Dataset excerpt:
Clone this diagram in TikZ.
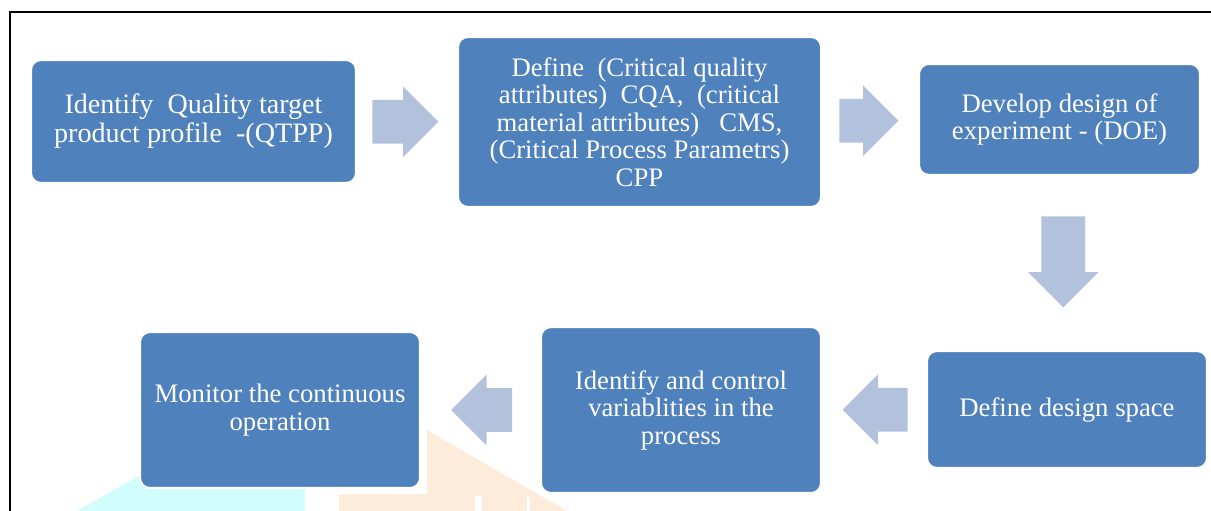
\documentclass[tikz,border=0pt]{standalone}
\usepackage{fontspec}
\setmainfont{Liberation Serif}
\usepackage{tikz}
\usetikzlibrary{shapes.arrows,calc}
\definecolor{boxBlue}{HTML}{4F81BD}
\definecolor{arrowBlue}{HTML}{B2C2DD}
\definecolor{markCyan}{HTML}{D2FDFD}
\definecolor{markOrange}{HTML}{FDECDA}

\begin{document}
\begin{tikzpicture}[x=0.025cm,y=-0.025cm,
  flowBox/.style={draw=white,line width=1.5pt,fill=boxBlue,rounded corners=0.25cm,
    text=white,align=center,inner sep=0pt,font=\fontsize{19}{19.6}\selectfont},
  blockArrow/.style={single arrow,fill=arrowBlue,draw=none,inner xsep=0pt,
    inner ysep=0.5375cm,single arrow head extend=0.3375cm,anchor=tail}]
\useasboundingbox (0,0) rectangle (1211,511);
\draw[line width=1pt] (10,511) -- (10,12) -- (1211,12);
% faint marks behind the lower row
\fill[markCyan] (77,511) -- (140,475) -- (305,475) -- (305,511) -- cycle;
\fill[markOrange] (339,511) -- (339,494) -- (427,494) -- (427,430) -- (567,511) -- cycle;
\fill[white] (475,496) rectangle (482,511);
\fill[white] (527,497) rectangle (530,511);
% steps
\node[flowBox,minimum width=8.125cm,minimum height=3.075cm,font=\fontsize{20}{20.6}\selectfont] (qtpp) at (193.5,121.5)
  {Identify\ \ Quality target\\product profile\ \ -(QTPP)};
\node[flowBox,minimum width=9.075cm,minimum height=4.25cm] (cqa) at (639.5,122)
  {Define\ \ (Critical quality\\attributes)\ \ CQA,\ \ (critical\\material attributes)\ \ \ CMS,\\(Critical Process Parametrs)\\CPP};
\node[flowBox,minimum width=7.025cm,minimum height=2.775cm] (doe) at (1059.5,119.5)
  {Develop design of\\experiment - (DOE)};
\node[flowBox,minimum width=7cm,minimum height=2.925cm] (space) at (1067,409.5)
  {Define design space};
\node[flowBox,minimum width=7cm,minimum height=4.15cm] (control) at (681,410)
  {Identify and control\\variablities in the\\process};
\node[flowBox,minimum width=7cm,minimum height=3.9cm] (monitor) at (280,410)
  {Monitor the continuous\\operation};
% arrows between steps, tail set back by half the length
\node[blockArrow,minimum height=1.65cm] (qtppCqa) at ($(qtpp.east)!0.5!(cqa.west)+(-35,0)$) {};
\node[blockArrow,minimum height=1.475cm] (cqaDoe) at ($(cqa.east)!0.5!(doe.west)+(-31,0)$) {};
\node[blockArrow,minimum height=2.275cm,rotate=-90] (doeSpace) at ($(doe.south)!0.5!(space.north)+(0,-47)$) {};
\node[blockArrow,minimum height=1.625cm,rotate=180] (spaceControl) at ($(space.west)!0.5!(control.east)+(34,0)$) {};
\node[blockArrow,minimum height=1.525cm,rotate=180] (controlMonitor) at ($(control.west)!0.5!(monitor.east)+(32,0)$) {};
\end{tikzpicture}
\end{document}
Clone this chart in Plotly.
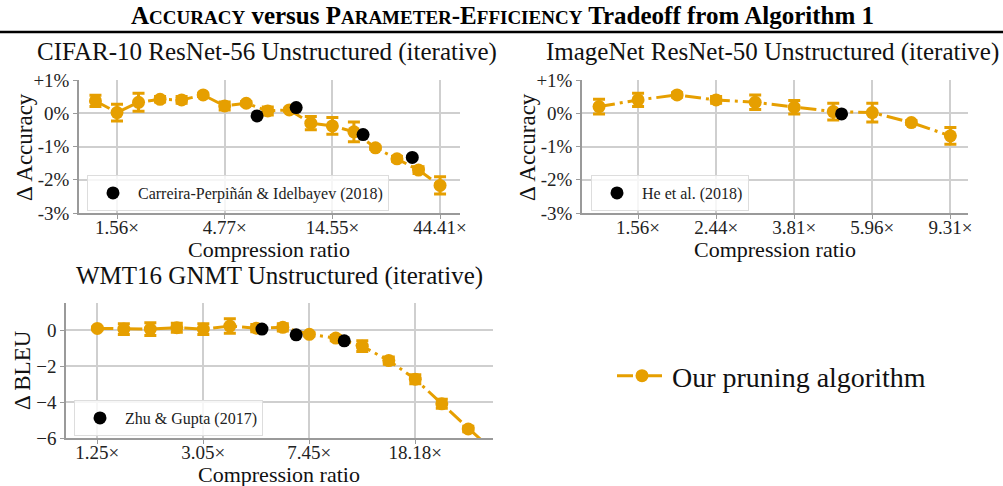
import math
import plotly.graph_objects as go

ORANGE = "#E69F00"
FONT = "Liberation Serif"

# ---------------- data ----------------
# CIFAR-10 ResNet-56
cifar_x = [1.25, 1.5625, 1.953, 2.441, 3.052, 3.815, 4.768, 5.96, 7.451, 9.313,
           11.64, 14.55, 18.19, 22.74, 28.42, 35.53, 44.41]
cifar_y = [0.37, 0.02, 0.33, 0.42, 0.40, 0.55, 0.22, 0.30, 0.07, 0.10,
           -0.30, -0.38, -0.56, -1.04, -1.37, -1.71, -2.17]
cifar_err = [0.17, 0.25, 0.27, 0.08, 0.10, 0.05, 0.12, 0.05, 0.12, 0.05,
             0.20, 0.25, 0.30, 0.05, 0.07, 0.10, 0.26]
cifar_ref_x = [6.67, 10.0, 20.0, 33.3]
cifar_ref_y = [-0.08, 0.17, -0.64, -1.33]

# ImageNet ResNet-50
imnet_x = [1.25, 1.5625, 1.953, 2.441, 3.052, 3.815, 4.768, 5.96, 7.451, 9.313]
imnet_y = [0.20, 0.40, 0.55, 0.40, 0.33, 0.18, 0.05, 0.02, -0.28, -0.68]
imnet_err = [0.22, 0.20, 0.07, 0.10, 0.22, 0.20, 0.25, 0.28, 0.06, 0.25]
imnet_ref_x = [5.0]
imnet_ref_y = [-0.02]

# WMT16 GNMT
wmt_x = [1.25, 1.5625, 1.953, 2.441, 3.052, 3.815, 4.768, 5.96, 7.451, 9.313,
         11.64, 14.55, 18.19, 22.74, 28.42, 35.53]
wmt_y = [0.09, 0.05, 0.05, 0.13, 0.05, 0.22, 0.10, 0.15, -0.24, -0.45,
         -0.90, -1.70, -2.73, -4.10, -5.50, -6.80]
wmt_err = [0.08, 0.30, 0.35, 0.25, 0.30, 0.40, 0.20, 0.20, 0.10, 0.15,
           0.30, 0.20, 0.25, 0.25, 0.15, 0.15]
wmt_ref_x = [5.0, 6.67, 10.0]
wmt_ref_y = [0.05, -0.27, -0.60]

cifar_ticks = [1.5625, 4.768, 14.55, 44.41]
cifar_ticktext = ["1.56×", "4.77×", "14.55×", "44.41×"]
imnet_ticks = [1.5625, 2.441, 3.815, 5.96, 9.313]
imnet_ticktext = ["1.56×", "2.44×", "3.81×", "5.96×", "9.31×"]
wmt_ticks = [1.25, 3.052, 7.451, 18.19]
wmt_ticktext = ["1.25×", "3.05×", "7.45×", "18.18×"]
acc_ticks = [-3, -2, -1, 0, 1]
acc_ticktext = ["-3%", "-2%", "-1%", "0%", "+1%"]
bleu_ticks = [-6, -4, -2, 0]
bleu_ticktext = ["−6", "−4", "−2", "0"]

titles = ["CIFAR-10 ResNet-56 Unstructured (iterative)",
          "ImageNet ResNet-50 Unstructured (iterative)",
          "WMT16 GNMT Unstructured (iterative)"]
ref_names = ["Carreira-Perpiñán & Idelbayev (2018)", "He et al. (2018)",
             "Zhu & Gupta (2017)"]

# ---------------- figure ----------------
W, H = 1003, 486
def px(x):
    return x / W
def py(y):
    return 1 - y / H

fig = go.Figure()

panels = [
    dict(xa="x", ya="y", x=cifar_x, y=cifar_y, e=cifar_err, rx=cifar_ref_x, ry=cifar_ref_y),
    dict(xa="x2", ya="y2", x=imnet_x, y=imnet_y, e=imnet_err, rx=imnet_ref_x, ry=imnet_ref_y),
    dict(xa="x3", ya="y3", x=wmt_x, y=wmt_y, e=wmt_err, rx=wmt_ref_x, ry=wmt_ref_y),
]
for i, p in enumerate(panels):
    fig.add_trace(go.Scatter(
        x=p["x"], y=p["y"], xaxis=p["xa"], yaxis=p["ya"],
        mode="lines+markers", name="Our pruning algorithm",
        line=dict(color=ORANGE, width=3, dash="16px,5px,3px,5px"),
        marker=dict(color=ORANGE, size=13),
        error_y=dict(type="data", array=p["e"], color=ORANGE, thickness=3, width=6),
        showlegend=(i == 0), legend="legend",
    ))
    fig.add_trace(go.Scatter(
        x=p["rx"], y=p["ry"], xaxis=p["xa"], yaxis=p["ya"],
        mode="markers", name=ref_names[i],
        marker=dict(color="black", size=13),
        showlegend=True, legend=["legend2", "legend3", "legend4"][i],
    ))

axis_common = dict(
    showline=True, linecolor="#9a9a9a", linewidth=1.5,
    showgrid=True, gridcolor="#cfcfcf", gridwidth=1.5,
    ticks="outside", ticklen=4, tickcolor="#9a9a9a", tickwidth=1.2,
    zeroline=False, mirror=False, automargin=False,
    tickfont=dict(family=FONT, size=19, color="#222"),
)
xax = dict(axis_common, type="log", ticklabelstandoff=-8)
fig.update_layout(
    xaxis=dict(xax, domain=[px(79), px(460)], anchor="y",
               range=[math.log10(1.054), math.log10(54.6)],
               tickvals=cifar_ticks, ticktext=cifar_ticktext),
    yaxis=dict(axis_common, domain=[py(213), py(80)], anchor="x", range=[-3, 1],
               tickvals=acc_ticks, ticktext=acc_ticktext),
    xaxis2=dict(xax, domain=[px(582), px(968)], anchor="y2",
                range=[math.log10(1.134), math.log10(10.3)],
                tickvals=imnet_ticks, ticktext=imnet_ticktext),
    yaxis2=dict(axis_common, domain=[py(213), py(80)], anchor="x2", range=[-3, 1],
                tickvals=acc_ticks, ticktext=acc_ticktext),
    xaxis3=dict(xax, domain=[px(66), px(493)], anchor="y3",
                range=[math.log10(0.96), math.log10(35.0)],
                tickvals=wmt_ticks, ticktext=wmt_ticktext),
    yaxis3=dict(axis_common, domain=[py(438), py(303)], anchor="x3", range=[-6, 1.5],
                tickvals=bleu_ticks, ticktext=bleu_ticktext),
)

leg_common = dict(bgcolor="rgba(255,255,255,0.8)", bordercolor="#dddddd", borderwidth=1,
                  xanchor="left", yanchor="top", font=dict(family=FONT, size=16, color="#222"),
                  itemwidth=40)
fig.update_layout(
    legend=dict(x=px(612), y=py(376), xanchor="left", yanchor="middle",
                bgcolor="rgba(0,0,0,0)", borderwidth=0,
                font=dict(family=FONT, size=28, color="#111"), itemwidth=50),
    legend2=dict(leg_common, x=px(87), y=py(175)),
    legend3=dict(leg_common, x=px(591), y=py(175)),
    legend4=dict(leg_common, x=px(74), y=py(400)),
)

ann = []
def add_text(t, xc, yc, size, angle=0, color="#111"):
    ann.append(dict(text=t, x=px(xc), y=py(yc), xref="paper", yref="paper",
                    xanchor="center", yanchor="middle", textangle=angle,
                    showarrow=False, font=dict(family=FONT, size=size, color=color)))

add_text(titles[0], 267, 52, 25)
add_text(titles[1], 772, 52, 25)
add_text(titles[2], 279, 276, 25)
for xc, yc in [(269, 249), (775, 249), (279, 474)]:
    add_text("Compression ratio", xc, yc, 22)
for xc, yc, t in [(24, 147, "Δ Accuracy"), (527, 147, "Δ Accuracy"), (22, 370, "Δ BLEU")]:
    add_text(t, xc, yc, 23, angle=-90)
sc = "<span style='font-size:19px'>"
add_text("<b>A" + sc + "CCURACY</span> versus P" + sc + "ARAMETER</span>-E" + sc +
         "FFICIENCY</span> Tradeoff from Algorithm 1</b>", 502, 15, 25, color="black")
fig.update_layout(annotations=ann)

fig.add_shape(type="line", xref="paper", yref="paper", x0=0, x1=1, y0=py(32), y1=py(32),
              line=dict(color="black", width=2.5))

fig.update_layout(
    width=W, height=H, margin=dict(l=0, r=0, t=0, b=0, autoexpand=False),
    paper_bgcolor="white", plot_bgcolor="white",
    font=dict(family=FONT),
)

fig.write_html("out.html", config={"displayModeBar": False},
               post_script="document.body.style.margin='0';")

TO BE DONE: Copy and report every line where the word "Clone" is present.

EXPECTED ANSWER:
Clone this diagram in TikZ.
Clone this chart in Plotly.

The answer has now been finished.